Конфуций ждет сновидений и знамений, он печалится, что «не прилетает дух фэн (феникс)» и из вод Хуанхэ не появляется знамение в виде священного дракона-лун с письменами на спине. «Конец мне!» – в отчаянии восклицает он (IX, 9). Учитывая, что и фэн, и лун, как мы уже замечали выше, были некими посредниками между царством людей и царством духов, а иногда и перевозчиками в царство мертвых, то перед нами оказывается напуганный пожилой мистик, который вдруг испытывает крах своей мечты постоянно находиться в контакте с духами предков и мудрецов.
Знания благородного мужа
Во всех рассуждениях Конфуция ярче всего проступает фигура благородного мужа цзюньцзы – идеального типажа, точки устремлений каждого служивого мужа. Под воздействием этого идеала сформировалась вообще вся моральная парадигма китайской культуры. Благородный муж «без гнева строг», он «безмятежен и спокоен» и логически противостоит «маленьким людям» (сяожэнь), которые не способны понимать и соблюдать ритуальную сторону жизни, испытывать человеколюбие, уважение к старшим, выполнять свой долг перед правителем.

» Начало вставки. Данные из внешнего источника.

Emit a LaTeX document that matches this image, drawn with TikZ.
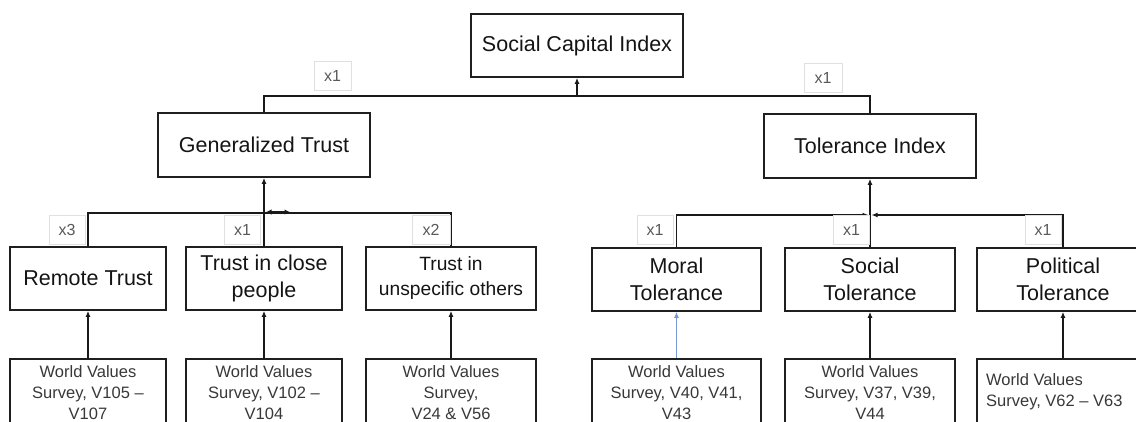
\documentclass[tikz,border=0pt]{standalone}
\usepackage{fontspec}
\setmainfont{Liberation Sans}
\usetikzlibrary{arrows.meta}
\definecolor{lightblue}{RGB}{120,150,210}
\begin{document}
\begin{tikzpicture}[x=1pt,y=-1pt,
  box/.style={draw=black!88, line width=1.7pt, inner sep=0pt, align=center, text=black!92, font=\fontsize{21.5}{26.5}\selectfont},
  srcbox/.style={draw=black!88, line width=1.7pt, inner sep=0pt},
  lab/.style={draw=black!12, line width=0.6pt, fill=white, inner sep=0pt, minimum width=36pt, minimum height=29pt, text=black!65, font=\fontsize{16}{18}\selectfont},
  src/.style={align=center, text=black!78, font=\fontsize{16.5}{21}\selectfont, inner sep=0pt},
  conn/.style={draw=black!90, line width=1.6pt},
  arr/.style={conn, -{Latex[length=6pt,width=5pt]}},
  dblarr/.style={conn, line width=1.5pt, {Latex[length=5.5pt,width=5.5pt]}-{Latex[length=5.5pt,width=5.5pt]}},
  bluearr/.style={draw=lightblue, line width=1pt, -{Latex[length=6pt,width=5pt]}},
]
\useasboundingbox (0,0) rectangle (1136,421);
\clip (0,0) rectangle (1136,421);

% top level
\node[box, minimum width=212pt, minimum height=63pt] (sci) at (577,45.5) {Social Capital Index};
\node[box, minimum width=212pt, minimum height=64pt] (gt) at (264,145) {Generalized Trust};
\node[box, minimum width=212pt, minimum height=64pt] (ti) at (870,146) {Tolerance Index};

% second level
\node[box, minimum width=156pt, minimum height=63pt] (remote) at (88,278.5) {Remote Trust};
\node[box, minimum width=156pt, minimum height=63pt] (close) at (264,278.5) {Trust in close\\people};
\node[box, minimum width=170pt, minimum height=63pt, font=\fontsize{19.2}{25}\selectfont] (unspec) at (451,278.5) {Trust in\\unspecific others};
\node[box, minimum width=169pt, minimum height=63pt] (moral) at (676.5,279.5) {Moral\\Tolerance};
\node[box, minimum width=170pt, minimum height=63pt] (social) at (870,279.5) {Social\\Tolerance};
\node[box, minimum width=172pt, minimum height=63pt] (political) at (1063,279.5) {Political\\Tolerance};

% source boxes
\node[srcbox, minimum width=156pt, minimum height=91pt] (w1) at (88,404.5) {};
\node[srcbox, minimum width=156pt, minimum height=91pt] (w2) at (264,404.5) {};
\node[srcbox, minimum width=170pt, minimum height=91pt] (w3) at (451,404.5) {};
\node[srcbox, minimum width=169pt, minimum height=91pt] (w4) at (676.5,404.5) {};
\node[srcbox, minimum width=170pt, minimum height=91pt] (w5) at (870,404.5) {};
\node[srcbox, minimum width=172pt, minimum height=91pt] (w6) at (1063,404.5) {};

\node[src] (w1t) at (88,393) {World Values\\Survey, V105 –\\V107};
\node[src] (w2t) at (264,393) {World Values\\Survey, V102 –\\V104};
\node[src] (w3t) at (451,393) {World Values\\Survey,\\V24 \& V56};
\node[src] (w4t) at (676.5,393) {World Values\\Survey, V40, V41,\\V43};
\node[src] (w5t) at (870,393) {World Values\\Survey, V37, V39,\\V44};
\node[src, align=left, anchor=west] (w6t) at (986,392) {World Values\\Survey, V62 – V63};

% connector coordinates
\coordinate (topbar) at (577,96);
\coordinate (lbar) at (264,213);
\coordinate (lbarr) at (266,212);
\coordinate (dbl) at (290,212);
\coordinate (rbar) at (870,215);

% top connectors
\draw[conn] (gt.north) |- (topbar) -| (ti.north);
\draw[arr] (topbar) -- (sci.south);

% left group
\draw[conn] (remote.north) |- (lbar);
\draw[conn] (unspec.north) |- (lbar);
\draw[arr] (close.north) -- (gt.south);
\draw[dblarr] (lbarr) -- (dbl);

% right group
\draw[arr, shorten >=1.5pt] (moral.north) |- (rbar);
\draw[arr, shorten >=1.5pt] (political.north) |- (rbar);
\draw[arr] (social.north) -- (ti.south);

% source arrows
\draw[arr] (w1.north) -- (remote.south);
\draw[arr] (w2.north) -- (close.south);
\draw[arr] (w3.north) -- (unspec.south);
\draw[bluearr] (w4.north) -- (moral.south);
\draw[arr] (w5.north) -- (social.south);
\draw[arr] (w6.north) -- (political.south);

% weight labels
\node[lab, minimum width=37pt] (l0) at (332.5,75.5) {x1};
\node[lab, minimum width=38pt] (l00) at (823,78) {x1};
\node[lab] (l1) at (67,229.5) {x3};
\node[lab] (l2) at (242.5,229.5) {x1};
\node[lab, minimum width=38pt] (l3) at (431,229.5) {x2};
\node[lab] (l4) at (655,229.5) {x1};
\node[lab] (l5) at (851.5,229.5) {x1};
\node[lab] (l6) at (1043,229.5) {x1};
\end{tikzpicture}
\end{document}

Цзюньцзы принято переводить как «благородный муж» (Л. С. Переломов), «достойная личность» (В. М. Алексеев), на английский – gentelmen, хотя суть его образа значительно более глубока, чем просто достойное ритуальное поведение. Прежде всего он тот, кто «познал волю Неба» (ХХ, 3), и именно это отличает его от обычных людей.
«Благородный муж» превратился в символ всей конфуцианской традиции, в точку устремления каждого служивого чиновника или достойного мужа китайского общества. Чинность, спокойность манер, невозмутимость, преданность в служении, ритуальность поведения – именно таким конфуцианец представал публике. По сути, все конфуцианские труды так или иначе пытаются трактовать, какими качествами должен обладать цзюньцзы и как этого достичь.
Конфуций и его последователи не часто могли встретить этих благородных мужей среди современников, да и себя они таковыми не считали. Их идеал находился в далёком прошлом, которое мудрецы неизменно называли не иначе как «высокой древностью». В качестве идеальных благородных мужей выступали многие правители Древнего Китая.
Как ни странно, подлинные биографии древних мудрецов никого в Китае не интересовали. Ведь полнотой истины не обладает никто, поэтому и не имеет смысла обсуждать, реальны ли все рассказы о «совершенномудрых» древности. Значительно важнее те идеальные черты, которые им приписывались. Это не просто пример для подражания и не весёлые побасенки из жизни Древнего Китая. Ведь все эти люди – Хуан-ди, Фуси, Чжоу-гун, вэнь-ван – являются предками каждого китайца. То, что было присуще предкам, должно быть свойственно и их последователям, а значит, люди изучают свои изначальные качества, «себя в утробе».
Например, знаменитый основатель династии Чжоу-гун воплощал идеал благородного мужа, который, прежде чем что-то сделать, всё тщательно обдумывал; он не решался приступать к делу сразу – ведь сначала надо проникнуть в суть вещей, в глубину событий. И конфуцианец Мэн-цзы называет его образцом именно такой добродетели: «Если вдруг встречалось то, что он не мог полностью понять, он склонял свою голову и погружался в раздумья. Если было необходимо, он мог думать дни и ночи напролёт. И если ему наконец удавалось найти ответ, он спокойно садился ждать рассвета». Одновременно это могло звучать и как упрёк правителям – современникам Мэн-цзы, которые, не раздумывая, пускались в военные авантюры, разоряя своё царство.